A particle is moving along the curve y= 5*sqrt{4 x + 4}. As the particle passes through the point (3, 20) its x-coordinate increases at a rate of 4 units per second. Find the rate of change of the distance from the particle to the origin at this instant.
I solved this problem and my answer yielded me: 10
However the computer isn't accepting this I must have done something wrong...
Thanks!
so you were correct in finding dy/dt, the problem was the question was not asking for dy/dt. it was asking for the rate at which the line connecting the origin and the point (3,20) was changing. as with all related rates problems, ALWAYS DRAW A DIAGRAM, that way you can see clearly what you have and what you want to find
Jhevon when you get a word problem -one such as this- ,or any other related rates problem in general what are you looking for? What steps do you typically work through in order to find the answer. I am very good at differentiation w/ respect to time (t), however sometimes the wording can make the problem seem somewhat trivial. Especially when I am the one having to set it all up. What is your method? Thanks as always!
When it comes to related rates, there is pretty much one way to go. the solution i gave to this problem illustrates that method. the steps to solving any related rates problem are as follows:
1) Read the problem carefully. Sounds trivial, but reading for math is different from other types of reading. make sure you understand what the question is asking for and what info it is giving you to find what it's asking for.

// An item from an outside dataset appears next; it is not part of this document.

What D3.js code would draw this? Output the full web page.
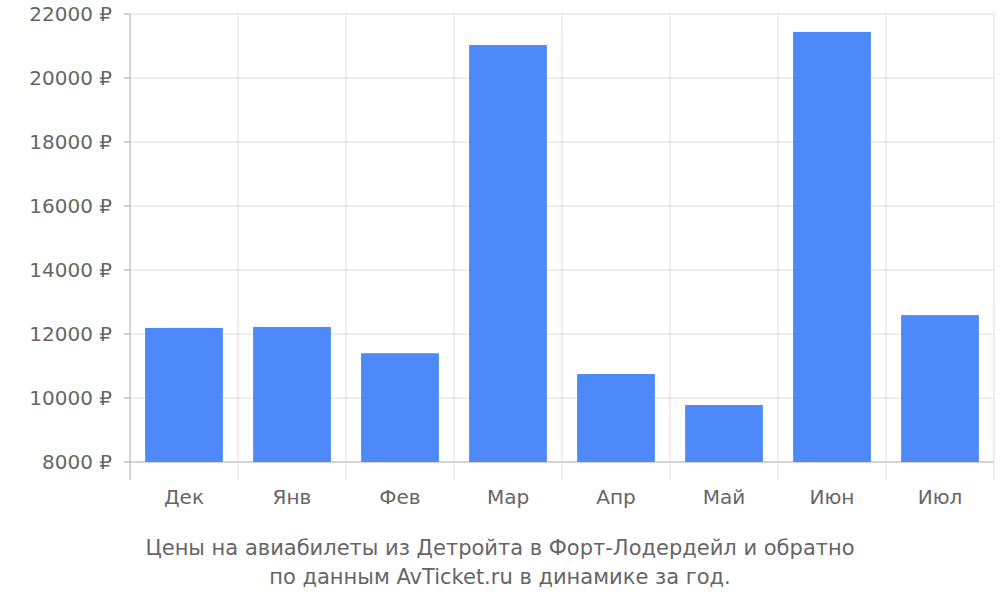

2) Draw a diagram. 99% of related rates problem have some form of diagramatical interpretation. Draw a diagram to see what's going on. If you had drawn a diagram for this problem, you would not have made the mistake of thinking dy/dt was what you needed to find. you would realize immediately that the distance between the point and the origin was the line i called z. Ths step is very important and can save you a lot of headaches.
3) Label Stuff. After drawing your diagram, give stuff names to keep track of them. write the labels on your diagram, write everything you know and everything you want to find, this includes both the magnitudes of the components you are dealing with and the rates at which they are changing.
4) Come up with a formula that relates what you know to what you don't know. You should try to get a formula with the least amount of unknowns possible. Sometimes it is hard to find such a formula and you would have to solve for one variable in terms of another you know about. You see for this question, the formula I came up with was pythagoras' theorem, it related all my knowns to my unknowns. this is usually the formula to use when you diagram has a triangle in it, but at other times, especially when you are dealing with the angles in a triangle, you would have to use the law of cosines or the law of sines etc.
5) Differentiate both sides of the formula you come up with with respect to t. You are good at this, no explanation necessary
6) Substitute your knowns and solve for the unknowns. Note that most of the time you will have an unknown that was not given to you, but you can use the formula you came up with to find it. In this problem, we were not told the length of z, but once i had my formula, i could find it.
And that's it, you follow that pattern with every related rates problem. I did quite a few related rates problems on this site. Look around and you can see this method in action. You will realize i follow the same pattern each and every time, no exceptions. If you have trouble finding them, just tell me and I'll help you look them up.